Star Trek TNG The Outrageous Okona

A sappy but harmless episode.
This guy was Roddenberry's first choice to play Riker.  It's easy to see why.  He really is adorable.  The Enterprise picks up this Captain Okona who is a very Han Solo-like rogue to assist him with repairs to his ship. 
He proceeds to charm everyone on the ship and pick up a couple of different lady officers in the process.  His charming, swashbuckling, lady-killer personality was a little over the top and overdone.  But I don't mean the acting.  He played it just right, it was the character of Okona who is almost a little too much at times.
He also sparks the sub plot of inspiring Data to study humor.  I actually preferred the sub plot in this episode.  Data was the "Spock" character of the show.  Although Spock would often claim not to have emotions, he did and they sometimes emerged.  Although he claimed not to understand human humor, he often had a witty retort on hand that was undeniably humor.  Data is genuinely incapable of emotion and although we see Data getting laughed at a lot up to this point for unknowingly saying something funny, we never see him learn from it.  Character development is so important.  This is just a small piece of Data.  As the show progressed, he needed less humor references explained to him even though he didn't have the ability to find them amusing. He didn't stay stuck in his own stereotype forever, and it's episodes like this that really help that process.
He gets his advice from a random Holodeck stand up comic played by Joe Piscopo.  They originally wanted Jerry Lewis, but Piscopo gets an imitation of him in there, so it all worked out.  He tries to school Data in comic timing and delivery which is often as important as the joke itself.  It makes for some wonderful and funny scenes as you watch the humor escaping Data at every turn.
As to the rest of the story, you find out that the outrageous Okona is a wanted man on both of the planets that the Enterprise had just happened to be passing through when they found him.  The planets are at peace with each other, but it's a shaky peace, so naturally this causes friction since each one wants to claim him.  One leader wants him because he had allegedly stolen a jewel which was their national treasure and the other leader wants him because he's sure that he's the father of his daughter's child.
I realize they didn't have the best budgets at first, but they had more than they did in the 60's.  I'll bring up Roddenberry's complaint that he wanted to see new aliens, yet most of the time the aliens just looked like humans as it was in TOS.  Once in a while okay.  But too much repetition of this phenomenon added a bland feel to the show.

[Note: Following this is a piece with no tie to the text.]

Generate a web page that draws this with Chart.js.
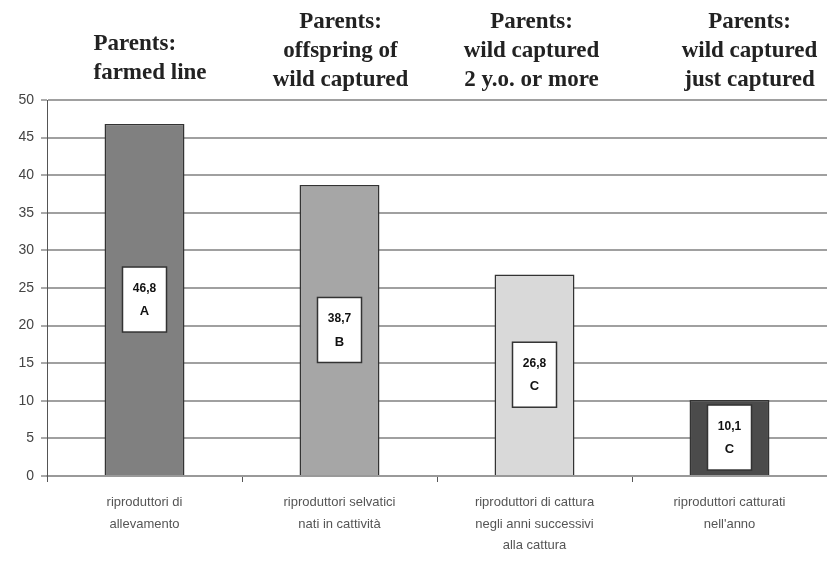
<!DOCTYPE html>
<html>
<head>
<meta charset="utf-8">
<script src="https://cdn.jsdelivr.net/npm/chart.js@4.4.1/dist/chart.umd.min.js"></script>
<style>
  html, body { margin: 0; padding: 0; background: #fff; }
  #wrap { width: 827px; height: 561px; position: relative; }
</style>
</head>
<body>
<div id="wrap"><canvas id="chart"></canvas></div>
<script>
// data
const categories = [
  ['riproduttori di', 'allevamento'],
  ['riproduttori selvatici', 'nati in cattività'],
  ['riproduttori di cattura', 'negli anni successivi', 'alla cattura'],
  ['riproduttori catturati', "nell'anno"]
];
const values = [46.8, 38.7, 26.8, 10.1];
const valueLabels = ['46,8', '38,7', '26,8', '10,1'];
const groupLetters = ['A', 'B', 'C', 'C'];
const headings = [
  ['Parents:', 'farmed line'],
  ['Parents:', 'offspring of', 'wild captured'],
  ['Parents:', 'wild captured', '2 y.o. or more'],
  ['Parents:', 'wild captured', 'just captured']
];
const yMin = 0, yMax = 50, yStep = 5;

const barColors = ['#808080', '#a6a6a6', '#d9d9d9', '#4b4b4b'];

// white boxes with value + group letter in the middle of each bar
const boxLabels = {
  id: 'boxLabels',
  afterDatasetsDraw(chart) {
    const ctx = chart.ctx;
    const meta = chart.getDatasetMeta(0);
    ctx.save();
    meta.data.forEach((bar, i) => {
      const cx = bar.x;
      const cy = (bar.y + bar.base) / 2;
      const w = 44, h = 65;
      ctx.fillStyle = '#fff';
      ctx.fillRect(cx - w / 2, cy - h / 2, w, h);
      ctx.strokeStyle = '#333';
      ctx.lineWidth = 1.5;
      ctx.strokeRect(cx - w / 2, cy - h / 2, w, h);
      ctx.fillStyle = '#111';
      ctx.textAlign = 'center';
      ctx.textBaseline = 'middle';
      ctx.font = 'bold 12px "Liberation Sans", Arial, sans-serif';
      ctx.fillText(valueLabels[i], cx, cy - 11);
      ctx.font = 'bold 13px "Liberation Sans", Arial, sans-serif';
      ctx.fillText(groupLetters[i], cx, cy + 12);
    });
    ctx.restore();
  }
};

// serif headings above each column
const headingPlugin = {
  id: 'headings',
  afterDraw(chart) {
    const ctx = chart.ctx;
    const xs = chart.scales.x;
    const shift = [-51, 1, -3, 20];
    ctx.save();
    ctx.font = 'bold 23px "Liberation Serif", "Times New Roman", serif';
    ctx.fillStyle = '#222';
    ctx.textBaseline = 'middle';
    headings.forEach((lines, i) => {
      const x = xs.getPixelForValue(i) + shift[i];
      ctx.textAlign = i === 0 ? 'left' : 'center';
      const startY = lines.length === 2 ? 44 : 22;
      lines.forEach((t, j) => ctx.fillText(t, x, startY + j * 29));
    });
    ctx.restore();
  }
};

new Chart(document.getElementById('chart'), {
  type: 'bar',
  data: {
    labels: categories,
    datasets: [{
      data: values,
      backgroundColor: barColors,
      borderColor: '#333',
      borderWidth: 1.5,
      barPercentage: 0.41,
      categoryPercentage: 1
    }]
  },
  options: {
    responsive: true,
    maintainAspectRatio: false,
    animation: false,
    layout: { padding: { top: 100, right: 0, left: 0, bottom: 0 } },
    plugins: {
      legend: { display: false },
      tooltip: { enabled: false }
    },
    scales: {
      x: {
        grid: {
          display: true,
          drawOnChartArea: false,
          tickLength: 6,
          tickColor: '#555',
          tickWidth: 1
        },
        border: { color: '#999', width: 2 },
        ticks: {
          color: '#555',
          font: { family: '"Liberation Sans", Arial, sans-serif', size: 13, lineHeight: 1.65 },
          padding: 10,
          maxRotation: 0,
          autoSkip: false
        },
        afterFit(scale) { scale.height = 85; }
      },
      y: {
        min: yMin,
        max: yMax,
        ticks: {
          stepSize: yStep,
          color: '#444',
          font: { family: '"Liberation Sans", Arial, sans-serif', size: 14 },
          padding: 7
        },
        grid: {
          color: '#a0a0a0',
          lineWidth: 2,
          tickLength: 6,
          tickColor: '#555',
          tickWidth: 1
        },
        border: { color: '#555', width: 1 },
        afterFit(scale) { scale.width = 47; }
      }
    }
  },
  plugins: [boxLabels, headingPlugin]
});
</script>
</body>
</html>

He should've given up on the Ferengi a little sooner and started throwing out other kinds of aliens out there to see if they could find something intriguing instead of just humans in funny clothes.
Wesley hadn't done much this season, so they use his innocence to make the lovable rogue decide not to keep running from what seemed to be his responsibilities.  Just more misuse of poor Wesley
In the end it turns out that Okona is trapped between Romeo and Juliet.  Not a surprising twist, but not disagreeable.  Benzan, the son of the other leader is really the father of Yanar's child (the other leader's daughter) and he took the jewel himself to give to her.  Okona turns out to have been the go-between for the two young lovers for months.  Of course, being the 80's the girl has to get in a few whiny lines about not wanting to marry anyone because she's embarrassed and agitated at Okona and Benzan both.  But, alas, the love of the children melt's the fathers' hearts and Okona is free to go.  Aww.  That's the happy ending.
Data's story ends in disappointment however, as he realizes that he's performing comedy to a holodeck audience that will laugh at anything and concludes his experiments to be a failure.  This is another clever example of how the holodeck would really work when it isn't going haywire, making the weapons really dangerous, and bringing people to life.  And it's a building block in his character.

It's not a bad episode, really.  Sappy but likeable.  An important developing point for one of the main characters and also a good handling of two plots in one episode.  It was just not the best effort ever put into a one-off episode that is never connected to anything else.  Three and a half stars.